Ha accolto con rabbia Emanuela Pedri, sorella di Sara Pedri, la decisione di assolvere l’ex primario e il suo vice dell’ospedale Santa Chiara di Trento. Qui vi lavorava appunto Sara Pedri, sparita lo scorso 4 marzo 2021, e per la cui morte è stato aperto un processo con l’accusa di maltrattamenti. Attraverso i microfoni di Fanpage, la sorella sottolinea il fatto che fino a che non ci sarà una legge sul mobbing che definisca “in maniera forte e chiara” lo stesso fenomeno e che soprattutto individui delle pene certe, tutti i processi di questo tipo non potranno mai concludersi diversamente da quello della sorella, “se non con un’assoluzione”.

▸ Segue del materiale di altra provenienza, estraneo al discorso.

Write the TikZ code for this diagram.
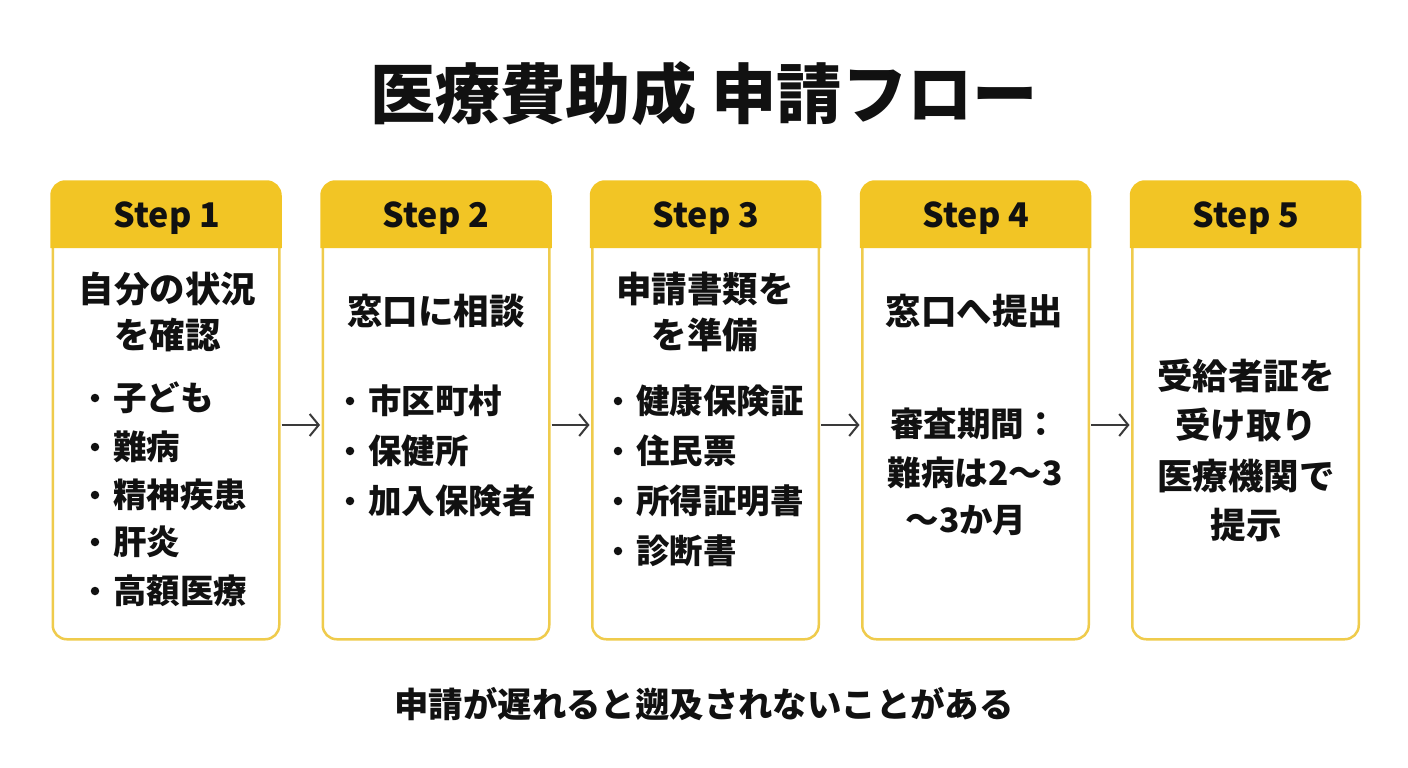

Emanuela Pedri parla di una sentenza alla quale “eravamo già preparati”. Il giudice ha assolto Saverio Tateo, l’ex primario, nonché Liliana Mereu, la sua vice, in quanto il fatto non sussiste. “E’ un reato che non ha nome in Italia”, ribadisce la sorella della ginecologa scomparsa, aggiungendo di essere al lavoro assieme alla sua associazione per far si che si possa arrivare ad una legge “per non avere un’altra Sara da piangere”.
SARA PEDRI, LA SORELLA: “BISOGNAVA DARE UN SEGNALE DI SPERANZA
Emanuela precisa che la sua vita non sarebbe cambiata se Mereu e Tateu fossero stati condannati, visto che “mia sorella è morta”, di conseguenza tutte le famiglie dei sopravvissuti, dopo questa sentenza, “tornano a casa con un grande dolore”.
Per la sorella di Sara Pedri la condanna dei due imputati sarebbe stato un “segnale di speranza che andava dato”, ma invece c’è stata tanta delusione. Sara Pedri era scomparsa 4 anni fa, ma il suo corpo non venne mai stato ritrovato, e alla luce della vicenda molto complessa e intricata per la sorella è già stato un “grande risultato” il fatto di arrivare a processo senza un vero e proprio reato specifico.
SARA PEDRI, LA SORELLA: “NON E’ FINITA”
In ogni caso, anche se è arrivata la doppia assoluzione “Non è finita”, visto che l’obiettivo è ora quello di arriva ad una “norma che inseguiamo da 20 anni”. E poi c”è da capire cosa voglia fare la Procura, che potrebbe decidere di impugnare l’Appello se non dovesse ritenersi soddisfatta delle decisione del giudice in primo grado. E’ una speranza, aggiunge la sorella di Sara Pedri, anche se non è detto che succeda: “I nostri avvocati hanno le mani legate” da questo punto di vista.
“Sono molto arrabbiata”, continua e alla luce di questa grande rabbia che ha dentro non riesce a piangere, ricordando che in Italia sono tanti i processi per abusi sul luogo del lavoro, così come le denunce “ma poi finiscono in questo modo”. Nel nostro Paese, aggiunge, “Ci sono tante storie simili”, ma quella di Sara Pedri è stata sicuramente una di quelle maggiormente trattate a livello mediatico, anche per via dell’esito tragico. “Adesso dobbiamo sfruttare questa opportunità” alla luce del vuoto normativo che provoca sofferenza in “tantissime persone”.